Work to be completed: Set down, exactly as they appear, the lines from the line holding "Clone this chart in Plotly." through the line holding "Y_RANGE = [0, 6]", inclusive; output nothing outside that range.

━━━━━ Record excerpts ━━━━━

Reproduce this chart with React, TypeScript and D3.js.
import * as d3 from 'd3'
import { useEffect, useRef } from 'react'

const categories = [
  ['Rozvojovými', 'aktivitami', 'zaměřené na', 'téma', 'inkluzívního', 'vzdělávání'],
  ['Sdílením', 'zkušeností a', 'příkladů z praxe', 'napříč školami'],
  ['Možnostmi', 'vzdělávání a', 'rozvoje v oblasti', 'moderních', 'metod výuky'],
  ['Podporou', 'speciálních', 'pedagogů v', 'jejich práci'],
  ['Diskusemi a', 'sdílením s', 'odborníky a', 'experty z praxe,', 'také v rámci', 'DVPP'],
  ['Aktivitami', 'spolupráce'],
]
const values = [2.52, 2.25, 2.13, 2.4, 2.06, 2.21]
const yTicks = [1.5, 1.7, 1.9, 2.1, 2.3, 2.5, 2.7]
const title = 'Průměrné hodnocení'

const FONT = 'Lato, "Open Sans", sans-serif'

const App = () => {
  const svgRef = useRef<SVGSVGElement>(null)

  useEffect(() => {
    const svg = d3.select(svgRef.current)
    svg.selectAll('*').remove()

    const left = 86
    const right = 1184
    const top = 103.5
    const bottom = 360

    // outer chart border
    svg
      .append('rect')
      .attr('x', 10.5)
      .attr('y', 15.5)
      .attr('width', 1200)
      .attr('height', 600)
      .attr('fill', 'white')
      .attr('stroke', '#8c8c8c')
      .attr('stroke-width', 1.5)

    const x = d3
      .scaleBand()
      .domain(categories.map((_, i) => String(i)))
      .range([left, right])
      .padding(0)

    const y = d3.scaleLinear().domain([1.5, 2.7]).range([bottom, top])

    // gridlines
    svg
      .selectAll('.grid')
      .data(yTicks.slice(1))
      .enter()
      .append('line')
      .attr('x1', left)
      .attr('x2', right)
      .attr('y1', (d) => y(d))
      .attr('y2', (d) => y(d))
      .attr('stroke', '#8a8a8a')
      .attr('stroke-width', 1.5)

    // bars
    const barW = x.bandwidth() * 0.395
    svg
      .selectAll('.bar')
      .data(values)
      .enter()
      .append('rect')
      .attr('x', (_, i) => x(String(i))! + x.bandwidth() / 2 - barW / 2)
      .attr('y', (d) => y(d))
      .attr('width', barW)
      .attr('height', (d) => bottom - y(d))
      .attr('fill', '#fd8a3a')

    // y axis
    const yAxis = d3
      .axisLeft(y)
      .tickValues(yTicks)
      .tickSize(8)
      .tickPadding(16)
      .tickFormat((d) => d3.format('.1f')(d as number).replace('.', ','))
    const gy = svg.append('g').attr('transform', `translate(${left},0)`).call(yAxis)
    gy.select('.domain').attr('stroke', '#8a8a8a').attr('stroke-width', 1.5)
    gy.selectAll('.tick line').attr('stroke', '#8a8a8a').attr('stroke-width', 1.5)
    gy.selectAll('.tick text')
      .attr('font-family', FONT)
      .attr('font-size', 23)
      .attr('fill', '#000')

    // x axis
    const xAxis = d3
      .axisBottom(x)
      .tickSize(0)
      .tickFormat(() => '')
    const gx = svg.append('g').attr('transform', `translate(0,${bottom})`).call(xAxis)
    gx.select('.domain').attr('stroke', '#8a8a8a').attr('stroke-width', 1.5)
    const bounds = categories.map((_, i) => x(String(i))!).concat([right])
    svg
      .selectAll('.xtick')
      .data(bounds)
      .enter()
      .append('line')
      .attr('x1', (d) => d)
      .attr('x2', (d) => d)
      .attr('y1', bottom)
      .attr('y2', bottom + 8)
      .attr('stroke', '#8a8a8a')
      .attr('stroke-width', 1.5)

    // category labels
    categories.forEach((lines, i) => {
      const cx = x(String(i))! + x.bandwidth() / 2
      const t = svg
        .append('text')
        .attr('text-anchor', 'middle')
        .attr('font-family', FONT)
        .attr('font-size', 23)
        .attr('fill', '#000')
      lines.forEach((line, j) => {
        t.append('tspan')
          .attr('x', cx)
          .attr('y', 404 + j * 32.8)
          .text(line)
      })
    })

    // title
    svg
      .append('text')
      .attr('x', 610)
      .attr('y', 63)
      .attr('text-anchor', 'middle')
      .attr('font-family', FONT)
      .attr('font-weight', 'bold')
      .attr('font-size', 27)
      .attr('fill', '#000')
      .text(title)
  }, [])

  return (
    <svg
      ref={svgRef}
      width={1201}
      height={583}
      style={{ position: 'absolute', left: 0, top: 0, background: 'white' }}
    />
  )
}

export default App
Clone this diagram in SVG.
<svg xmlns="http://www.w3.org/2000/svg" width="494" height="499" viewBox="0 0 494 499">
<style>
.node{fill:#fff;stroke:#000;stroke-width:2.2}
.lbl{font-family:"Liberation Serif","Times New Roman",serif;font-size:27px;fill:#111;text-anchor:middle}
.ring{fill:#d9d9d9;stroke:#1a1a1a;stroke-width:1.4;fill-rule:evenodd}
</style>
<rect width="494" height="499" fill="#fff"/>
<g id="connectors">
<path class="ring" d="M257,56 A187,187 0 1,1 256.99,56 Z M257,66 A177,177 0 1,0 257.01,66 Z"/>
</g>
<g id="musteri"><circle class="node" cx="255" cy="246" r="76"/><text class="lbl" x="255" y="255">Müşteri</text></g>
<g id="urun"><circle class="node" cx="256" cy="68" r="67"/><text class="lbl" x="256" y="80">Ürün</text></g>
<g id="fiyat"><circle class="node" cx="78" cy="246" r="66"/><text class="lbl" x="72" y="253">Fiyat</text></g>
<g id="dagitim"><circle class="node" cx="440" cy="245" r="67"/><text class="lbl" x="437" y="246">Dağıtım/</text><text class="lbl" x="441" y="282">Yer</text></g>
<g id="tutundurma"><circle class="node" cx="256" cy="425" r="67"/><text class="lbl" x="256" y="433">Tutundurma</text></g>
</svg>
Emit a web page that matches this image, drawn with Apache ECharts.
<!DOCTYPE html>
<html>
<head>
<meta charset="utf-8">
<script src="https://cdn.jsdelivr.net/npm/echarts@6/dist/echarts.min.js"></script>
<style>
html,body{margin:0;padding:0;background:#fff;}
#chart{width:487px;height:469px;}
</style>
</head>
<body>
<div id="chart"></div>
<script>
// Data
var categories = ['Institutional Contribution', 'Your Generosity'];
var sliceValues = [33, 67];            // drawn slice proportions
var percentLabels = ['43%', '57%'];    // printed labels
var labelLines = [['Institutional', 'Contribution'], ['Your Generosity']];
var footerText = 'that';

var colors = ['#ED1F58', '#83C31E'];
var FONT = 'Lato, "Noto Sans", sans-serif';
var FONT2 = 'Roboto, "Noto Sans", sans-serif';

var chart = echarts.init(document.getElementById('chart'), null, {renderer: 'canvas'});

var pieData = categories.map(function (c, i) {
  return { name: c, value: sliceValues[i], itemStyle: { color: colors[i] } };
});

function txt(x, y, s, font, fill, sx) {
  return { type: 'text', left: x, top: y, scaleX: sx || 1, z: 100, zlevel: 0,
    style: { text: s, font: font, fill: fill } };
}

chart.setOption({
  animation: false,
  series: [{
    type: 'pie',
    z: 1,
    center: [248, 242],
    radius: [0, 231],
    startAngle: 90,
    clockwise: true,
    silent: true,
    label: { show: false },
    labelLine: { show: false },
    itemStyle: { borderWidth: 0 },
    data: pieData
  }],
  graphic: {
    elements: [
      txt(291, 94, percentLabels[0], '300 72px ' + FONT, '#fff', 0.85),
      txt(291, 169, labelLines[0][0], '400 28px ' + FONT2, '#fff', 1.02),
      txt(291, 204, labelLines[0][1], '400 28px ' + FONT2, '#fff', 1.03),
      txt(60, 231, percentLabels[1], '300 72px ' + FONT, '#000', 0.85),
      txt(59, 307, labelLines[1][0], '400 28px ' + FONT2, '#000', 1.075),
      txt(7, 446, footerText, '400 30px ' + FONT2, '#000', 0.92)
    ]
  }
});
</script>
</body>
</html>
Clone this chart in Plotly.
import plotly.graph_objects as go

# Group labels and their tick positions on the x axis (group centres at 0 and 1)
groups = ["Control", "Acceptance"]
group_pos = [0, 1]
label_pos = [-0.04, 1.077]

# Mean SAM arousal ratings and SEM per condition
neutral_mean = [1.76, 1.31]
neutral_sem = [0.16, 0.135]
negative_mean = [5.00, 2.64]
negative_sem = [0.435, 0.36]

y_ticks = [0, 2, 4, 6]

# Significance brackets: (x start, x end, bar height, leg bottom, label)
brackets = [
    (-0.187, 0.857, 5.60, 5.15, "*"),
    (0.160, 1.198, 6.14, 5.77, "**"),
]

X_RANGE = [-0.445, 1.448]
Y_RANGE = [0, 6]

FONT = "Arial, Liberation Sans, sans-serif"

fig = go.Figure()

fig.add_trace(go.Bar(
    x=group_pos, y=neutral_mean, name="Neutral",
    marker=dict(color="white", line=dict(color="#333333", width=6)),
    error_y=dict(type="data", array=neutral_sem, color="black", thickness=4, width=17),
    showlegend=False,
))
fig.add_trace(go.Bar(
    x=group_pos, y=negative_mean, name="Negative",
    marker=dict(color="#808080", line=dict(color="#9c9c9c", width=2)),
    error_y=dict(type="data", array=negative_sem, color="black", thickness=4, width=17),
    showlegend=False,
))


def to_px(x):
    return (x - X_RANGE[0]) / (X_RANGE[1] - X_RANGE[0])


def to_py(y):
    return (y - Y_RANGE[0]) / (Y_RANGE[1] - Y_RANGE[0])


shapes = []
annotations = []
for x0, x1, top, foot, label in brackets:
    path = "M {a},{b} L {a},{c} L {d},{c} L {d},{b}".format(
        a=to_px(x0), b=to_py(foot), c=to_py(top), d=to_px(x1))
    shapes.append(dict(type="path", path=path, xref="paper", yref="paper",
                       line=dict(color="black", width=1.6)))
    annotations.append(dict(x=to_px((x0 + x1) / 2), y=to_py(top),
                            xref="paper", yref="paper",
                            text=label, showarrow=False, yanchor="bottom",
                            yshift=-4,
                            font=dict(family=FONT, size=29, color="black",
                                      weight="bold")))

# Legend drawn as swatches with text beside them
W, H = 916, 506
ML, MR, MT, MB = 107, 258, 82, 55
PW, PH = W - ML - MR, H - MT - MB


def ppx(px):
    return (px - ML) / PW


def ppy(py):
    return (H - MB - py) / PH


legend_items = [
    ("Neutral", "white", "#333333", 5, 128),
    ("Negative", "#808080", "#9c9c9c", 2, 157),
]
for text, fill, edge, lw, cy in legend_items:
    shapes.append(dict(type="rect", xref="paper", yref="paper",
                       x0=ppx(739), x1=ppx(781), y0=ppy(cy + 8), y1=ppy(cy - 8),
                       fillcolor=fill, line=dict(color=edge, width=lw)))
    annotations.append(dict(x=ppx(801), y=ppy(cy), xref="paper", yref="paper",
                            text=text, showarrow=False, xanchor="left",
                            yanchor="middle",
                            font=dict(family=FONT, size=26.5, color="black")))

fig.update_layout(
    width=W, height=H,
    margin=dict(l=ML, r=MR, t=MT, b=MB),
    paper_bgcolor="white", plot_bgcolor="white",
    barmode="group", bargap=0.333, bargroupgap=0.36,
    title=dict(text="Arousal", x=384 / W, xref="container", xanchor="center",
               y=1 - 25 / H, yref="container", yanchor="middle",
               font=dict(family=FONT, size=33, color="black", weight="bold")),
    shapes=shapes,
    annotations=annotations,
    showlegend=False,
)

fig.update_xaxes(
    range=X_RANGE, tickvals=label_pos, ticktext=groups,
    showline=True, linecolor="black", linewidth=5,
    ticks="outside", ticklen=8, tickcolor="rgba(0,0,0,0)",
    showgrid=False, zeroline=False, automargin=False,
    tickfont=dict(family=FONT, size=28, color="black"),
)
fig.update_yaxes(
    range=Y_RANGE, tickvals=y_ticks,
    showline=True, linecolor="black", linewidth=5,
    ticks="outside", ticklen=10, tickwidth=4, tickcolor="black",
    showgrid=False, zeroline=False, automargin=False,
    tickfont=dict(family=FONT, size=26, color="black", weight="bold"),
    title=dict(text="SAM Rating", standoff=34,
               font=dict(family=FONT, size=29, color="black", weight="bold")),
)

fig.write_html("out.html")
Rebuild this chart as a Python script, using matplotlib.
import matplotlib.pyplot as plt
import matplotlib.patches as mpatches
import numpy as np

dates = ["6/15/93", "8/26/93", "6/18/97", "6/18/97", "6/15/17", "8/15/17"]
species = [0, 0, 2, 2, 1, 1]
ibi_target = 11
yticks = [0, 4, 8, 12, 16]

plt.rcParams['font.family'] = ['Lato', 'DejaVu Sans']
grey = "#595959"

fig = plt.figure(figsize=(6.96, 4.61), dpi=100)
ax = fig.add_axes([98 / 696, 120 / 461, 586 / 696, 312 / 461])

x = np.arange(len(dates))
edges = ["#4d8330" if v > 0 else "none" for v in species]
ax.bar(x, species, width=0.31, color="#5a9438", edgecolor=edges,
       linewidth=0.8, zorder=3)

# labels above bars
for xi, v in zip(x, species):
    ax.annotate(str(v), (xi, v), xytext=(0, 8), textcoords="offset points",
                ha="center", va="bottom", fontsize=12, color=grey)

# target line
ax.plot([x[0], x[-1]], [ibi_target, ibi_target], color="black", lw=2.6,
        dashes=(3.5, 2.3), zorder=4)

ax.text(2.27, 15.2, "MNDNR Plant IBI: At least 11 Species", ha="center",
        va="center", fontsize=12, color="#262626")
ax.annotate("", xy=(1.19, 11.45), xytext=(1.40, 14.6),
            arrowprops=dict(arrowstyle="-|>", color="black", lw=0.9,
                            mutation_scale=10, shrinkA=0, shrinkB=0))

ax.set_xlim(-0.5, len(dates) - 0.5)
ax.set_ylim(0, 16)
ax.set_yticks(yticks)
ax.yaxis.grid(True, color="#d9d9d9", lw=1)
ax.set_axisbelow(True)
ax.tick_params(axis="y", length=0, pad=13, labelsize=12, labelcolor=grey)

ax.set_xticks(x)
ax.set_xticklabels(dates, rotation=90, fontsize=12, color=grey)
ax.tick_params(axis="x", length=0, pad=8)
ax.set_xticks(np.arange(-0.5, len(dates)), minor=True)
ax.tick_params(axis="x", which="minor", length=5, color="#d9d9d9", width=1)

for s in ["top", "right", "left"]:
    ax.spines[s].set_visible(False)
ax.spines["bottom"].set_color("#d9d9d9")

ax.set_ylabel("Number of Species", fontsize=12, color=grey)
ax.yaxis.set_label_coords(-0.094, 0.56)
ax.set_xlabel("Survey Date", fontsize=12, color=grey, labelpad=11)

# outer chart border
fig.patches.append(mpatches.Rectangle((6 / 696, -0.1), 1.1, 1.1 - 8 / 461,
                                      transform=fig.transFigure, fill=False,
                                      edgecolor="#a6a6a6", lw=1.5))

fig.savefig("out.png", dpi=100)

━━━━━

Exercise result:
Clone this chart in Plotly.
import plotly.graph_objects as go

# Group labels and their tick positions on the x axis (group centres at 0 and 1)
groups = ["Control", "Acceptance"]
group_pos = [0, 1]
label_pos = [-0.04, 1.077]

# Mean SAM arousal ratings and SEM per condition
neutral_mean = [1.76, 1.31]
neutral_sem = [0.16, 0.135]
negative_mean = [5.00, 2.64]
negative_sem = [0.435, 0.36]

y_ticks = [0, 2, 4, 6]

# Significance brackets: (x start, x end, bar height, leg bottom, label)
brackets = [
    (-0.187, 0.857, 5.60, 5.15, "*"),
    (0.160, 1.198, 6.14, 5.77, "**"),
]

X_RANGE = [-0.445, 1.448]
Y_RANGE = [0, 6]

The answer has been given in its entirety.